The help bank as a step-sister 

The second category of charitable banks referred to by Scherenberg, the so-called help banks, were short-lived with het Nut. But the concept of a different form of charitable banking lived on, particularly in The Hague. This is evident in the official foundation of a private help bank in the city in 1818.

The Hague-based help bank was set up by the King’s mother Wilhelmina of Prussia. She donated a lot of money herself. William I made sure that the fund would continue after her death. It was intended to lend money to ordinary people, who had become ill, needed money to pay for their children’s education or to buy tools. The fund also made ‘traditional’ charitable donations. It continued to function as a private help bank until the 1960s.
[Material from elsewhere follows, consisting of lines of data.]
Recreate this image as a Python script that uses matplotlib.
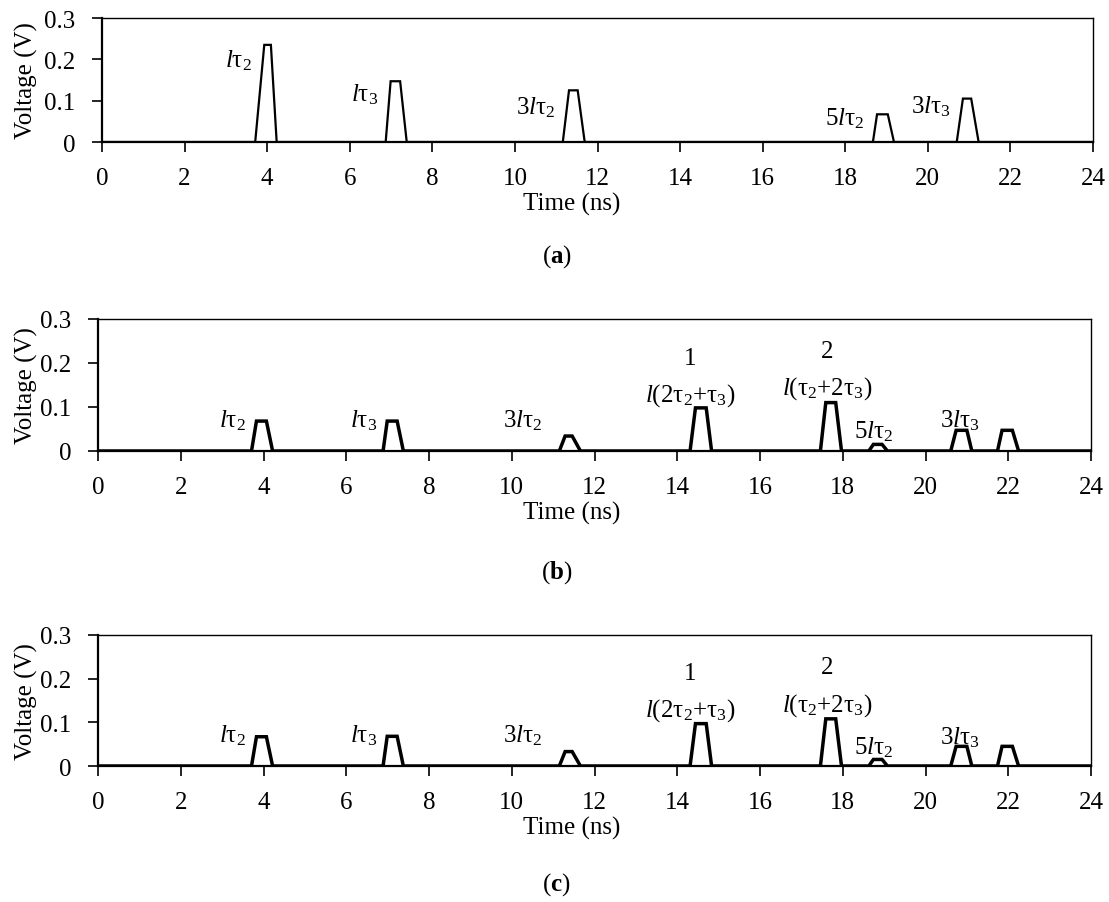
import matplotlib
matplotlib.use('Agg')
import matplotlib.pyplot as plt

plt.rcParams['font.family'] = ['Liberation Serif', 'DejaVu Serif']
plt.rcParams['mathtext.fontset'] = 'custom'
plt.rcParams['mathtext.rm'] = 'Liberation Serif'
plt.rcParams['mathtext.it'] = 'Liberation Serif:italic'
plt.rcParams['mathtext.bf'] = 'Liberation Serif:bold'

# Waveform vertices (time in ns, voltage in V)
t_a = [0, 3.71, 3.93, 4.09, 4.23, 6.87, 6.99, 7.22, 7.38, 11.16, 11.31, 11.52, 11.69,
       18.67, 18.77, 19.03, 19.18, 20.70, 20.85, 21.05, 21.23, 24]
v_a = [0, 0, 0.235, 0.235, 0, 0, 0.147, 0.147, 0, 0, 0.125, 0.125, 0,
       0, 0.067, 0.067, 0, 0, 0.105, 0.105, 0, 0]

t_b = [0, 3.71, 3.83, 4.07, 4.22, 6.89, 6.99, 7.23, 7.38, 11.15, 11.29, 11.46, 11.66,
       14.31, 14.44, 14.70, 14.83, 17.46, 17.59, 17.83, 17.97, 18.63, 18.74, 18.95, 19.08,
       20.61, 20.74, 21.00, 21.12, 21.74, 21.85, 22.10, 22.25, 24]
v_b = [0, 0, 0.068, 0.068, 0, 0, 0.068, 0.068, 0, 0, 0.034, 0.034, 0,
       0, 0.098, 0.098, 0, 0, 0.110, 0.110, 0, 0, 0.015, 0.015, 0,
       0, 0.047, 0.047, 0, 0, 0.047, 0.047, 0, 0]

t_c = t_b
v_c = [0, 0, 0.067, 0.067, 0, 0, 0.068, 0.068, 0, 0, 0.033, 0.033, 0,
       0, 0.097, 0.097, 0, 0, 0.108, 0.108, 0, 0, 0.015, 0.015, 0,
       0, 0.045, 0.045, 0, 0, 0.045, 0.045, 0, 0]

x_ticks = list(range(0, 25, 2))
y_ticks = [0, 0.1, 0.2, 0.3]
y_ticklabels = ['0', '0.1', '0.2', '0.3']

# label text, x, y, horizontal alignment
notes_a = [(r'$\mathit{l}$τ$_2$', 3.62, 0.200, 'right'),
           (r'$\mathit{l}$τ$_3$', 6.70, 0.117, 'right'),
           (r'3$\mathit{l}$τ$_2$', 10.97, 0.085, 'right'),
           (r'5$\mathit{l}$τ$_2$', 18.46, 0.058, 'right'),
           (r'3$\mathit{l}$τ$_3$', 20.56, 0.089, 'right')]

notes_b = [(r'$\mathit{l}$τ$_2$', 3.58, 0.072, 'right'),
           (r'$\mathit{l}$τ$_3$', 6.74, 0.072, 'right'),
           (r'3$\mathit{l}$τ$_2$', 10.75, 0.072, 'right'),
           ('1', 14.31, 0.212, 'center'),
           (r'$\mathit{l}$(2τ$_2$+τ$_3$)', 14.31, 0.129, 'center'),
           ('2', 17.63, 0.227, 'center'),
           (r'$\mathit{l}$(τ$_2$+2τ$_3$)', 17.63, 0.144, 'center'),
           (r'5$\mathit{l}$τ$_2$', 18.74, 0.047, 'center'),
           (r'3$\mathit{l}$τ$_3$', 20.83, 0.071, 'center')]

notes_c = [(r'$\mathit{l}$τ$_2$', 3.58, 0.072, 'right'),
           (r'$\mathit{l}$τ$_3$', 6.74, 0.072, 'right'),
           (r'3$\mathit{l}$τ$_2$', 10.75, 0.072, 'right'),
           ('1', 14.31, 0.212, 'center'),
           (r'$\mathit{l}$(2τ$_2$+τ$_3$)', 14.31, 0.129, 'center'),
           ('2', 17.63, 0.227, 'center'),
           (r'$\mathit{l}$(τ$_2$+2τ$_3$)', 17.63, 0.141, 'center'),
           (r'5$\mathit{l}$τ$_2$', 18.74, 0.045, 'center'),
           (r'3$\mathit{l}$τ$_3$', 20.83, 0.068, 'center')]

W, H = 1109, 903
fig = plt.figure(figsize=(W / 100, H / 100), dpi=100)

# axes boxes in pixels: left, top, right, bottom
panels = [
    (t_a, v_a, notes_a, (102, 19, 1093, 143), 1.6, r'($\mathbf{a}$)', 257),
    (t_b, v_b, notes_b, (98, 320, 1091, 452), 2.5, r'($\mathbf{b}$)', 573),
    (t_c, v_c, notes_c, (98, 636, 1091, 767), 2.5, r'($\mathbf{c}$)', 885),
]

fs = 18
for t, v, notes, (l, tp, r, b), lw, tag, tag_y in panels:
    ax = fig.add_axes([l / W, 1 - b / H, (r - l) / W, (b - tp) / H])
    ax.plot(t, v, color='black', linewidth=lw, solid_joinstyle='miter')
    ax.set_xlim(0, 24)
    ax.set_ylim(0, 0.3)
    ax.set_xticks(x_ticks)
    ax.set_yticks(y_ticks)
    ax.set_yticklabels(y_ticklabels)
    ax.tick_params(direction='out', length=7, width=1.2, labelsize=fs)
    ax.tick_params(axis='x', pad=11)
    ax.tick_params(axis='y', pad=12)
    for s in ax.spines.values():
        s.set_linewidth(1.0)
    ax.spines['left'].set_linewidth(1.6)
    ax.spines['bottom'].set_linewidth(1.6)
    h = b - tp
    ax.set_xlabel('Time (ns)', fontsize=fs)
    ax.xaxis.set_label_coords((572 - l) / (r - l), -50 / h)
    ax.set_ylabel('Voltage (V)', fontsize=fs)
    ax.yaxis.set_label_coords((38 - l) / (r - l), 0.5)
    for txt, x, y, ha in notes:
        ax.text(x, y, txt, fontsize=fs, ha=ha, va='center')
    fig.text(0.502, 1 - tag_y / H, tag, fontsize=fs, ha='center', va='center')

fig.savefig('out.png', dpi=100)
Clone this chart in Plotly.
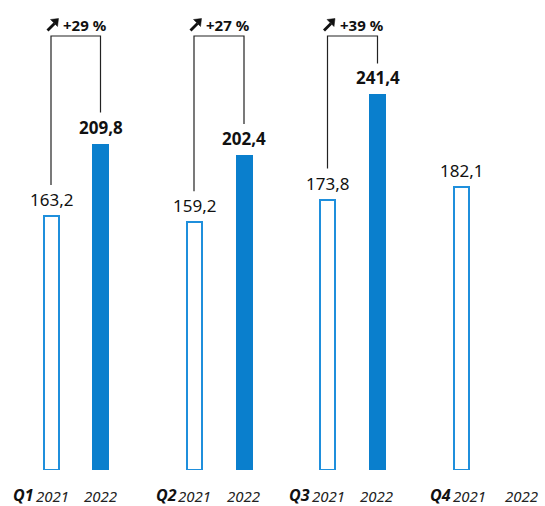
import plotly.graph_objects as go

# ---- data ----
quarters = ["Q1", "Q2", "Q3", "Q4"]
years = ["2021", "2022"]
v2021 = [163.2, 159.2, 173.8, 182.1]
v2022 = [209.8, 202.4, 241.4, None]
growth = ["+29 %", "+27 %", "+39 %", None]

# ---- layout constants (pixel-like x units) ----
W, H = 545, 506
BOTTOM = 36
PX_PER_UNIT = 1.556
x2021 = [51, 194, 327.5, 461.5]
x2022 = [100.5, 244, 377.5, 511]
lab2021 = [52, 194.5, 328, 469]
lab2022 = [100, 243.5, 376.5, 521]
FILL = "#0a7fcd"
OUTLINE = "#1f8fdc"
TXT = "#111111"
FONT = "Noto Sans"

yrange_top = (H - BOTTOM) / PX_PER_UNIT
bracket_top = (H - BOTTOM - 36) / PX_PER_UNIT
gap_units = 31 / PX_PER_UNIT

fig = go.Figure()

fig.add_trace(go.Bar(
    x=x2021, y=v2021, width=15,
    marker=dict(color="white", line=dict(color=OUTLINE, width=2)),
    hoverinfo="skip", showlegend=False,
))
xs22 = [x for x, v in zip(x2022, v2022) if v is not None]
vs22 = [v for v in v2022 if v is not None]
fig.add_trace(go.Bar(
    x=xs22, y=vs22, width=17,
    marker=dict(color=FILL, line=dict(width=0)),
    hoverinfo="skip", showlegend=False,
))

def fmt(v):
    return f"{v:.1f}".replace(".", ",")

annotations = []
shapes = []
for x, v in zip(x2021, v2021):
    annotations.append(dict(x=x, y=v, text=fmt(v), showarrow=False,
                            xanchor="center", yanchor="bottom", yshift=3,
                            font=dict(family=FONT, size=17, color=TXT)))
for x, v in zip(x2022, v2022):
    if v is None:
        continue
    annotations.append(dict(x=x, y=v, text=f"<b>{fmt(v)}</b>", showarrow=False,
                            xanchor="center", yanchor="bottom", yshift=3,
                            font=dict(family=FONT, size=17, color=TXT)))

def pt(x0, dx, dy_up):
    """point relative to bracket corner: dx px right, dy_up px above bracket top"""
    return x0 + dx, bracket_top + dy_up / PX_PER_UNIT

# brackets with growth arrows
for i, g in enumerate(growth):
    if g is None:
        continue
    fig.add_trace(go.Scatter(
        x=[x2021[i], x2021[i], x2022[i], x2022[i]],
        y=[v2021[i] + gap_units, bracket_top, bracket_top, v2022[i] + gap_units],
        mode="lines", line=dict(color="#222222", width=1.2),
        hoverinfo="skip", showlegend=False,
    ))
    x0 = x2021[i]
    tx, ty = pt(x0, -3.5, 5.5)
    hx, hy = pt(x0, 3.5, 12.5)
    shapes.append(dict(type="line", xref="x", yref="y", x0=tx, y0=ty, x1=hx, y1=hy,
                       line=dict(color=TXT, width=2.8)))
    p1 = pt(x0, 7.5, 17.5)
    p2 = pt(x0, -0.5, 16.5)
    p3 = pt(x0, 6.5, 9.5)
    path = f"M {p1[0]},{p1[1]} L {p2[0]},{p2[1]} L {p3[0]},{p3[1]} Z"
    shapes.append(dict(type="path", xref="x", yref="y", path=path,
                       fillcolor=TXT, line=dict(color=TXT, width=0.5)))
    annotations.append(dict(x=x0 + 10, y=bracket_top,
                            text=f"<b>{g}</b>", showarrow=False,
                            xanchor="left", yanchor="middle", yshift=11,
                            font=dict(family=FONT, size=15, color=TXT)))

# bottom labels
for i, q in enumerate(quarters):
    annotations.append(dict(x=lab2021[i], y=0, text=f"<i>{years[0]}</i>", showarrow=False,
                            xanchor="center", yanchor="top", yshift=-14,
                            font=dict(family=FONT, size=15, color="#222222")))
    annotations.append(dict(x=lab2022[i], y=0, text=f"<i>{years[1]}</i>", showarrow=False,
                            xanchor="center", yanchor="top", yshift=-14,
                            font=dict(family=FONT, size=15, color="#222222")))
    annotations.append(dict(x=lab2021[i] - 16, y=0, text=f"<b><i>{q}</i></b>", showarrow=False,
                            xanchor="right", yanchor="top", yshift=-12,
                            font=dict(family=FONT, size=16, color="#111111")))

fig.update_layout(
    width=W, height=H,
    margin=dict(l=0, r=0, t=0, b=BOTTOM),
    paper_bgcolor="white", plot_bgcolor="white",
    xaxis=dict(range=[0, W], visible=False, fixedrange=True),
    yaxis=dict(range=[0, yrange_top], visible=False, fixedrange=True),
    annotations=annotations,
    shapes=shapes,
    bargap=0,
)

fig.write_html("out.html")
The number of local help banks started to grow from 1848 onwards; the branch in The Hague opened three years later. Het Nut didn’t play a direct part in this, but the founders were often closely connected with the society. The capital was raised among shareholders, who included well-known names such as Thorbecke and Groen van Prinsterer. In 1867, the help bank in The Hague was the second-largest help bank in the country. It reached its pinnacle in the late 19th century, when it issued a total of 400 to 500 loans. The need for this type of credit gradually receded in the 20th century and the last help bank was officially wound up in the 1950s.

In retrospect, the Maatschappij tot Nut van ‘t Algemeen probably had the right idea in 1818. Saving was a much better option than providing credit. The need for Nutsspaarbanken only started to fade in the second half of the 20th century, when they achieved their original aim of encouraging the Dutch population to save. A result that would have made King William I very proud.